Se alguma coisa queremos mudar e parece que mudar é preciso, temos que enfrentar algumas perguntas.
A primeira das quais é como estamos nós, biólogos, pensando a ciência biológica?
Antes de sermos cientistas somos cidadãos críticos, capazes de questionar os pressupostos
que nos são entregues como sendo «naturais».
A verdade, colegas, é que estamos hoje perante uma natureza muito pouco natural.

E é aqui que o pecado da preguiça pode estar ganhando corpo.
Uma subtil e silenciosa preguiça pode levar a abandonar a
reflexão sobre o nosso próprio objecto de trabalho.
Aos poucos cedemos ao comité de não mais colocarmos
em causa quem somos, o que sabemos, o que fazemos.

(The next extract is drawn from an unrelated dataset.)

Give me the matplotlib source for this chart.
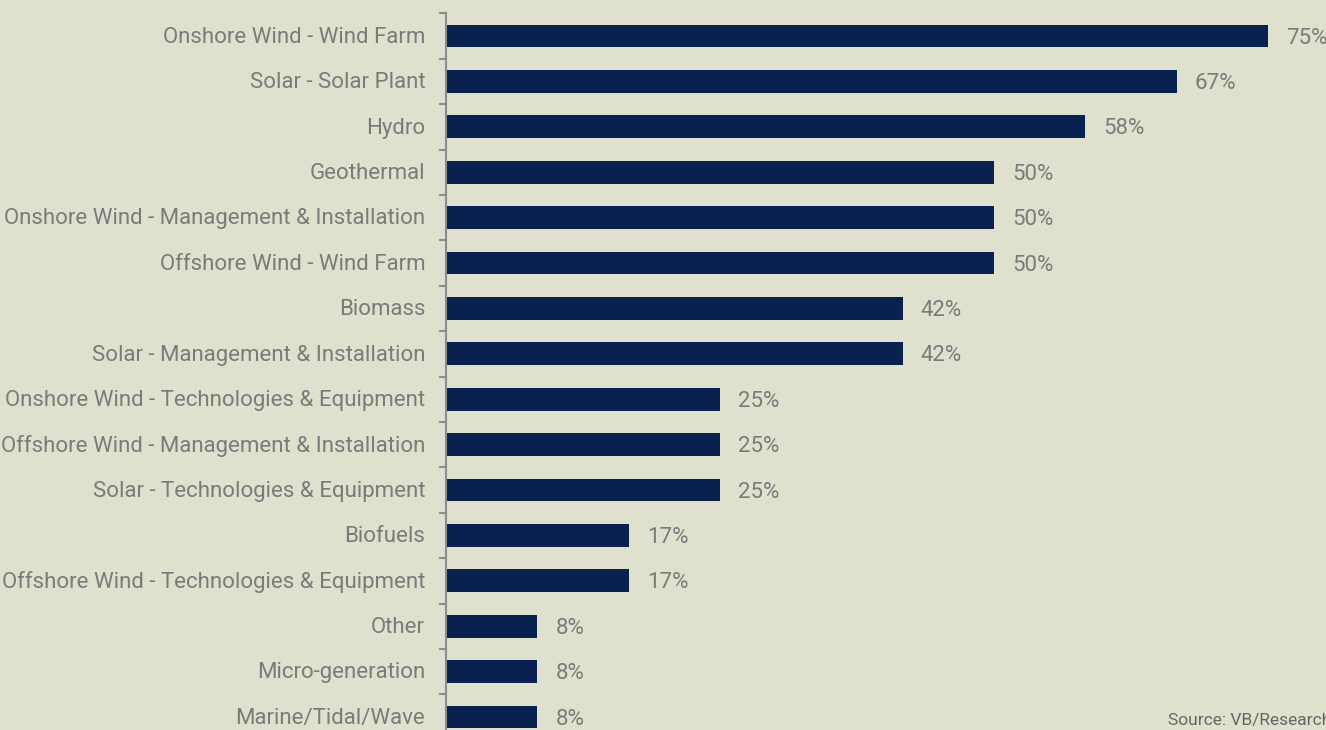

As últimas décadas tenderam a tecnicizar as ciências biológicas.
De novo, insistem connosco em que as soluções virão de sofisticadas tecnologias e de que pouco
vale questionarmos os desafios políticos e sociais do nosso tempo.
À força de termos que sobreviver vamos aceitando encaixes, ofertas e arranjos.
A ideia de que não vale a pena tentar uma outra utopia conduz à acomodação
e ao conformismo intelectual.

A própria ideia de Ciência que nos parece isenta e acima de toda a suspeita é uma ideia tão
exclusivista que pode ser entendida como uma ideia gulosa.
Gulosa e glutona.
Engorda não por comer mas por fazer dieta.
E essa dieta consiste em ignorar outras sabedorias, outros sistemas de conhecimento.